Eric Rauchway. He's the single most productive member of the Davis history faculty and, other than Taylor, the most ambitious too. Twentieth-century U.S. history is not a job-rich subfield right now, but when the time comes, watch him become blessed among historians.
UCSD has long served as a farm team for richer and better universities. That trend is likely to continue now that the university is on a starvation diet.
David Gutierrez is one sure bet to be recruited away from sunny San Diego. He must regret turning down offers from Princeton and Michigan, given the tremors that have shaken his home university. He's charismatic and productive in a field whose future is as bright as the U.S.-Mexican border. My bet is that he'll be on the run from San Diego as soon as he can.
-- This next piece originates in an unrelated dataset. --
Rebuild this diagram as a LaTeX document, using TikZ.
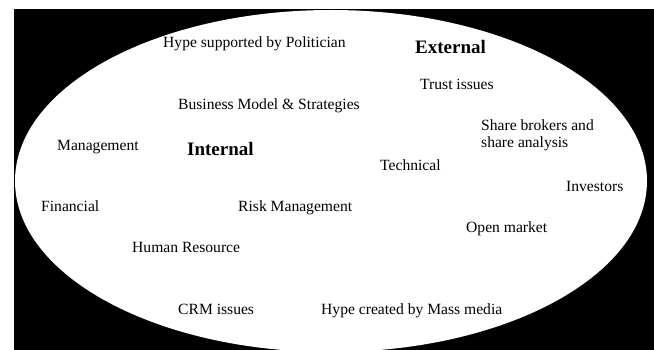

UCLA is still a great department, the best in the California system and still one of the strongest in the world. It also has one of the biggest history faculties in the country, with critical mass in many subfields. But will it be able to cling onto its greatness during the current crisis? Not if the state legislature continues to suck the life out of it. Still it will be hard to break up UCLA. Some of its biggest names like Lynn Hunt, Anthony Pagden, Teofilo Ruiz, David Sabean, and R. Bin Wong are unlikely to decamp, for there aren't many departments with comparable depth in their fields. But you never know.
For my money, the most likely to get headhunted are Sanjay Subrahmanyam, one of the real stars in Indian history, and David Myers, a mid-career hotshot in Jewish history.
I've only just begun. Irvine, Riverside, Santa Cruz, and Santa Barbara are all ripe for the picking. But more on them later.